§ **YOUR INSTRUCTIONS**: Do not include the pictures; repeat the rest of the data exactly.

━━━━━━━━━━━━━━━━━━━━

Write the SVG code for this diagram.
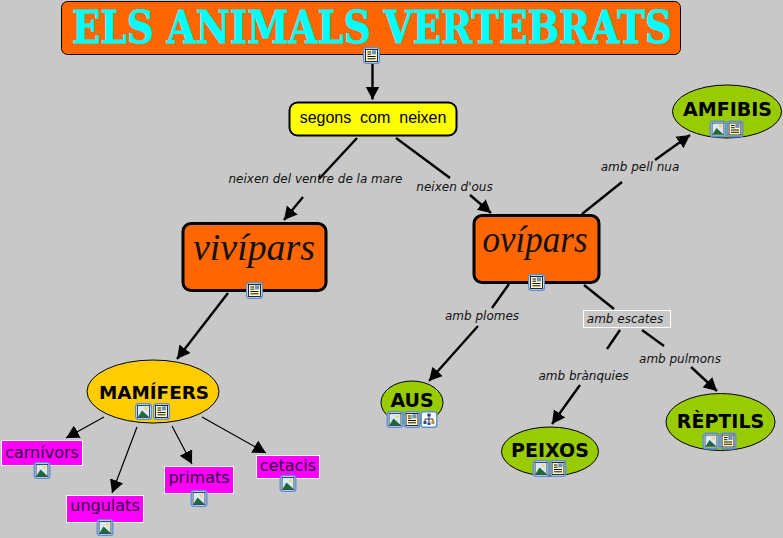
<svg xmlns="http://www.w3.org/2000/svg" xmlns:xlink="http://www.w3.org/1999/xlink" width="783" height="538" viewBox="0 0 783 538">
<style>
.lk{fill:none;stroke:#000;stroke-width:2.4}
.th{fill:none;stroke:#000;stroke-width:1.2}
.lb{font:italic 12px "DejaVu Sans",sans-serif;fill:#111;text-anchor:middle}
.ov{font:bold 19px "DejaVu Sans",sans-serif;fill:#000;text-anchor:middle}
.pk{fill:#f0f;stroke:#fff;stroke-width:1}
.pt{font:16px "DejaVu Sans",sans-serif;fill:#30003a;text-anchor:middle}
.gr{fill:#99cc00;stroke:#000;stroke-width:1}
.sc{font:italic 38px "Liberation Serif",serif;fill:#111;text-anchor:middle}
</style>
<defs>
<marker id="a" markerUnits="userSpaceOnUse" markerWidth="15" markerHeight="16" refX="13" refY="8" orient="auto"><path d="M0 1L13 8L0 15z" fill="#000"/></marker>
<g id="bx"><rect x=".7" y=".7" width="15.6" height="15.6" rx="2.5" fill="#fff" stroke="#5a8fd8" stroke-width="1.4"/></g>
<g id="im"><use xlink:href="#bx"/><rect x="2.500" y="2.500" width="12" height="12" fill="#d8e8f8" stroke="#123" stroke-width=".8"/><circle cx="10.800" cy="5.500" r="1.600" fill="#f0d860"/><path d="M3 14L7 7.500L14 14z" fill="#1f6a35"/></g>
<g id="dc"><use xlink:href="#bx"/><rect x="2.500" y="2.500" width="12" height="12" fill="#fff8c8" stroke="#111" stroke-width=".9"/><path d="M4.500 5H8M4.500 7.200H8M4.500 9.500H12.500M4.500 11.800H12.500" stroke="#111" stroke-width="1"/><rect x="8.800" y="3.400" width="4.200" height="4" fill="#6a90c0"/></g>
<g id="mp"><use xlink:href="#bx"/><path d="M8.500 5V8M4.500 10V8H12.500V10M8.500 8V12" stroke="#223" stroke-width=".9" fill="none"/><rect x="6.800" y="2.600" width="3.400" height="2.800" fill="#2a4a9a"/><rect x="3" y="10" width="3" height="3" fill="#2a4a9a"/><rect x="11" y="10" width="3" height="3" fill="#c0903a"/><rect x="7" y="11.500" width="3" height="2.500" fill="#2a4a9a"/></g>
</defs>
<rect width="783" height="538" fill="#c8c8c8"/>
<g id="connectors">
<path class="lk" marker-end="url(#a)" d="M372.500 64V99.500"/>
<path class="lk" d="M357 138L319 179"/>
<path class="lk" marker-end="url(#a)" d="M303 197L284 220"/>
<path class="lk" d="M396 138L450 178"/>
<path class="lk" marker-end="url(#a)" d="M470 195L491 213"/>
<path class="lk" d="M582 214L622 182"/>
<path class="lk" marker-end="url(#a)" d="M655 160L690 135"/>
<path class="lk" marker-end="url(#a)" d="M228 293L177 359"/>
<path class="lk" d="M509 284L492 308"/>
<path class="lk" marker-end="url(#a)" d="M478 326L429 381"/>
<path class="lk" d="M584 285L614 309"/>
<path class="lk" d="M620 330L607 349"/>
<path class="lk" marker-end="url(#a)" d="M580 385L552 424"/>
<path class="lk" d="M642 330L664 346"/>
<path class="lk" marker-end="url(#a)" d="M691 367L717 391"/>
<path class="th" marker-end="url(#a)" d="M104 417L66 438"/>
<path class="th" marker-end="url(#a)" d="M137 427L112 493"/>
<path class="th" marker-end="url(#a)" d="M172 426L192 464"/>
<path class="th" marker-end="url(#a)" d="M202 417L266 453"/>
</g>
<g id="labels">
<text class="lb" x="315.500" y="183">neixen del ventre de la mare</text>
<text class="lb" x="454.500" y="191">neixen d'ous</text>
<text class="lb" x="640" y="171">amb pell nua</text>
<text class="lb" x="482" y="320">amb plomes</text>
<g id="escates"><rect x="583.500" y="310.500" width="87" height="17" fill="#c8c8c8" stroke="#fff" stroke-width="1"/><text class="lb" x="625" y="323">amb escates</text></g>
<text class="lb" x="583.500" y="380">amb brànquies</text>
<text class="lb" x="680" y="363">amb pulmons</text>
</g>
<g id="title"><rect x="61.500" y="1.500" width="619" height="53" rx="6" fill="#ff6600" stroke="#000" stroke-width="1"/>
<text x="72" y="43" font-family="'DejaVu Serif',serif" font-weight="bold" font-size="44" fill="#00ffff" stroke="#00ffff" stroke-width=".8" textLength="600" lengthAdjust="spacingAndGlyphs">ELS ANIMALS VERTEBRATS</text>
<use xlink:href="#dc" x="363" y="47"/></g>
<g id="segons"><rect x="289.500" y="102.500" width="167" height="33" rx="8" fill="#ffff00" stroke="#000" stroke-width="2"/>
<text x="373" y="123" font-family="'Liberation Sans',sans-serif" font-size="16" fill="#000" text-anchor="middle" xml:space="preserve">segons  com  neixen</text></g>
<g id="vivipars"><rect x="183" y="223.500" width="143" height="67" rx="8" fill="#ff6600" stroke="#000" stroke-width="3"/>
<text class="sc" x="254" y="260" textLength="122" lengthAdjust="spacingAndGlyphs">vivípars</text>
<use xlink:href="#dc" x="246" y="282"/></g>
<g id="ovipars"><rect x="474" y="215.500" width="125" height="67" rx="8" fill="#ff6600" stroke="#000" stroke-width="3"/>
<text class="sc" x="535" y="252" textLength="105" lengthAdjust="spacingAndGlyphs">ovípars</text>
<use xlink:href="#dc" x="528" y="274"/></g>
<g id="amfibis"><ellipse class="gr" cx="727" cy="111.500" rx="54.500" ry="26.500"/><text class="ov" x="727.500" y="116">AMFIBIS</text><use xlink:href="#im" x="709.500" y="120.500"/><use xlink:href="#dc" x="726.500" y="120.500"/></g>
<g id="mamifers"><ellipse cx="153" cy="391.500" rx="66" ry="31.500" fill="#ffcc00" stroke="#000" stroke-width="1"/><text class="ov" style="font-size:18.400px" x="154" y="399">MAMÍFERS</text><use xlink:href="#im" x="135" y="403"/><use xlink:href="#dc" x="153" y="403"/></g>
<g id="aus"><ellipse class="gr" cx="412" cy="402.500" rx="31" ry="21.500"/><text class="ov" x="412" y="407">AUS</text><use xlink:href="#im" x="386.500" y="411"/><use xlink:href="#dc" x="403.500" y="411"/><use xlink:href="#mp" x="420.500" y="411"/></g>
<g id="peixos"><ellipse class="gr" cx="550" cy="451.500" rx="48.500" ry="24.500"/><text class="ov" x="550" y="456.500">PEIXOS</text><use xlink:href="#im" x="532.500" y="460"/><use xlink:href="#dc" x="549.500" y="460"/></g>
<g id="reptils"><ellipse class="gr" cx="720.500" cy="422" rx="54.500" ry="28.500"/><text class="ov" x="720.500" y="428">RÈPTILS</text><use xlink:href="#im" x="702.500" y="432.500"/><use xlink:href="#dc" x="719.500" y="432.500"/></g>
<g id="carnivors"><rect class="pk" x="1.500" y="440.500" width="81" height="25"/><text class="pt" x="42" y="458">carnívors</text><use xlink:href="#im" x="33.500" y="462"/></g>
<g id="ungulats"><rect class="pk" x="66.500" y="495.500" width="77" height="27"/><text class="pt" x="105" y="511">ungulats</text><use xlink:href="#im" x="96.500" y="519"/></g>
<g id="primats"><rect class="pk" x="164.500" y="466.500" width="69" height="27"/><text class="pt" x="199" y="483">primats</text><use xlink:href="#im" x="190.500" y="490"/></g>
<g id="cetacis"><rect class="pk" x="256.500" y="455.500" width="63" height="23"/><text class="pt" x="288" y="471">cetacis</text><use xlink:href="#im" x="279.500" y="475"/></g>
</svg>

━━━━━━━━━━━━━━━━━━━━

§ **WRITTEN RESPONSE**:
Write the SVG code for this diagram.
<svg xmlns="http://www.w3.org/2000/svg" xmlns:xlink="http://www.w3.org/1999/xlink" width="783" height="538" viewBox="0 0 783 538">
<style>
.lk{fill:none;stroke:#000;stroke-width:2.4}
.th{fill:none;stroke:#000;stroke-width:1.2}
.lb{font:italic 12px "DejaVu Sans",sans-serif;fill:#111;text-anchor:middle}
.ov{font:bold 19px "DejaVu Sans",sans-serif;fill:#000;text-anchor:middle}
.pk{fill:#f0f;stroke:#fff;stroke-width:1}
.pt{font:16px "DejaVu Sans",sans-serif;fill:#30003a;text-anchor:middle}
.gr{fill:#99cc00;stroke:#000;stroke-width:1}
.sc{font:italic 38px "Liberation Serif",serif;fill:#111;text-anchor:middle}
</style>
<defs>
<marker id="a" markerUnits="userSpaceOnUse" markerWidth="15" markerHeight="16" refX="13" refY="8" orient="auto"><path d="M0 1L13 8L0 15z" fill="#000"/></marker>
<g id="bx"><rect x=".7" y=".7" width="15.6" height="15.6" rx="2.5" fill="#fff" stroke="#5a8fd8" stroke-width="1.4"/></g>
<g id="im"><use xlink:href="#bx"/><rect x="2.500" y="2.500" width="12" height="12" fill="#d8e8f8" stroke="#123" stroke-width=".8"/><circle cx="10.800" cy="5.500" r="1.600" fill="#f0d860"/><path d="M3 14L7 7.500L14 14z" fill="#1f6a35"/></g>
<g id="dc"><use xlink:href="#bx"/><rect x="2.500" y="2.500" width="12" height="12" fill="#fff8c8" stroke="#111" stroke-width=".9"/><path d="M4.500 5H8M4.500 7.200H8M4.500 9.500H12.500M4.500 11.800H12.500" stroke="#111" stroke-width="1"/><rect x="8.800" y="3.400" width="4.200" height="4" fill="#6a90c0"/></g>
<g id="mp"><use xlink:href="#bx"/><path d="M8.500 5V8M4.500 10V8H12.500V10M8.500 8V12" stroke="#223" stroke-width=".9" fill="none"/><rect x="6.800" y="2.600" width="3.400" height="2.800" fill="#2a4a9a"/><rect x="3" y="10" width="3" height="3" fill="#2a4a9a"/><rect x="11" y="10" width="3" height="3" fill="#c0903a"/><rect x="7" y="11.500" width="3" height="2.500" fill="#2a4a9a"/></g>
</defs>
<rect width="783" height="538" fill="#c8c8c8"/>
<g id="connectors">
<path class="lk" marker-end="url(#a)" d="M372.500 64V99.500"/>
<path class="lk" d="M357 138L319 179"/>
<path class="lk" marker-end="url(#a)" d="M303 197L284 220"/>
<path class="lk" d="M396 138L450 178"/>
<path class="lk" marker-end="url(#a)" d="M470 195L491 213"/>
<path class="lk" d="M582 214L622 182"/>
<path class="lk" marker-end="url(#a)" d="M655 160L690 135"/>
<path class="lk" marker-end="url(#a)" d="M228 293L177 359"/>
<path class="lk" d="M509 284L492 308"/>
<path class="lk" marker-end="url(#a)" d="M478 326L429 381"/>
<path class="lk" d="M584 285L614 309"/>
<path class="lk" d="M620 330L607 349"/>
<path class="lk" marker-end="url(#a)" d="M580 385L552 424"/>
<path class="lk" d="M642 330L664 346"/>
<path class="lk" marker-end="url(#a)" d="M691 367L717 391"/>
<path class="th" marker-end="url(#a)" d="M104 417L66 438"/>
<path class="th" marker-end="url(#a)" d="M137 427L112 493"/>
<path class="th" marker-end="url(#a)" d="M172 426L192 464"/>
<path class="th" marker-end="url(#a)" d="M202 417L266 453"/>
</g>
<g id="labels">
<text class="lb" x="315.500" y="183">neixen del ventre de la mare</text>
<text class="lb" x="454.500" y="191">neixen d'ous</text>
<text class="lb" x="640" y="171">amb pell nua</text>
<text class="lb" x="482" y="320">amb plomes</text>
<g id="escates"><rect x="583.500" y="310.500" width="87" height="17" fill="#c8c8c8" stroke="#fff" stroke-width="1"/><text class="lb" x="625" y="323">amb escates</text></g>
<text class="lb" x="583.500" y="380">amb brànquies</text>
<text class="lb" x="680" y="363">amb pulmons</text>
</g>
<g id="title"><rect x="61.500" y="1.500" width="619" height="53" rx="6" fill="#ff6600" stroke="#000" stroke-width="1"/>
<text x="72" y="43" font-family="'DejaVu Serif',serif" font-weight="bold" font-size="44" fill="#00ffff" stroke="#00ffff" stroke-width=".8" textLength="600" lengthAdjust="spacingAndGlyphs">ELS ANIMALS VERTEBRATS</text>
<use xlink:href="#dc" x="363" y="47"/></g>
<g id="segons"><rect x="289.500" y="102.500" width="167" height="33" rx="8" fill="#ffff00" stroke="#000" stroke-width="2"/>
<text x="373" y="123" font-family="'Liberation Sans',sans-serif" font-size="16" fill="#000" text-anchor="middle" xml:space="preserve">segons  com  neixen</text></g>
<g id="vivipars"><rect x="183" y="223.500" width="143" height="67" rx="8" fill="#ff6600" stroke="#000" stroke-width="3"/>
<text class="sc" x="254" y="260" textLength="122" lengthAdjust="spacingAndGlyphs">vivípars</text>
<use xlink:href="#dc" x="246" y="282"/></g>
<g id="ovipars"><rect x="474" y="215.500" width="125" height="67" rx="8" fill="#ff6600" stroke="#000" stroke-width="3"/>
<text class="sc" x="535" y="252" textLength="105" lengthAdjust="spacingAndGlyphs">ovípars</text>
<use xlink:href="#dc" x="528" y="274"/></g>
<g id="amfibis"><ellipse class="gr" cx="727" cy="111.500" rx="54.500" ry="26.500"/><text class="ov" x="727.500" y="116">AMFIBIS</text><use xlink:href="#im" x="709.500" y="120.500"/><use xlink:href="#dc" x="726.500" y="120.500"/></g>
<g id="mamifers"><ellipse cx="153" cy="391.500" rx="66" ry="31.500" fill="#ffcc00" stroke="#000" stroke-width="1"/><text class="ov" style="font-size:18.400px" x="154" y="399">MAMÍFERS</text><use xlink:href="#im" x="135" y="403"/><use xlink:href="#dc" x="153" y="403"/></g>
<g id="aus"><ellipse class="gr" cx="412" cy="402.500" rx="31" ry="21.500"/><text class="ov" x="412" y="407">AUS</text><use xlink:href="#im" x="386.500" y="411"/><use xlink:href="#dc" x="403.500" y="411"/><use xlink:href="#mp" x="420.500" y="411"/></g>
<g id="peixos"><ellipse class="gr" cx="550" cy="451.500" rx="48.500" ry="24.500"/><text class="ov" x="550" y="456.500">PEIXOS</text><use xlink:href="#im" x="532.500" y="460"/><use xlink:href="#dc" x="549.500" y="460"/></g>
<g id="reptils"><ellipse class="gr" cx="720.500" cy="422" rx="54.500" ry="28.500"/><text class="ov" x="720.500" y="428">RÈPTILS</text><use xlink:href="#im" x="702.500" y="432.500"/><use xlink:href="#dc" x="719.500" y="432.500"/></g>
<g id="carnivors"><rect class="pk" x="1.500" y="440.500" width="81" height="25"/><text class="pt" x="42" y="458">carnívors</text><use xlink:href="#im" x="33.500" y="462"/></g>
<g id="ungulats"><rect class="pk" x="66.500" y="495.500" width="77" height="27"/><text class="pt" x="105" y="511">ungulats</text><use xlink:href="#im" x="96.500" y="519"/></g>
<g id="primats"><rect class="pk" x="164.500" y="466.500" width="69" height="27"/><text class="pt" x="199" y="483">primats</text><use xlink:href="#im" x="190.500" y="490"/></g>
<g id="cetacis"><rect class="pk" x="256.500" y="455.500" width="63" height="23"/><text class="pt" x="288" y="471">cetacis</text><use xlink:href="#im" x="279.500" y="475"/></g>
</svg>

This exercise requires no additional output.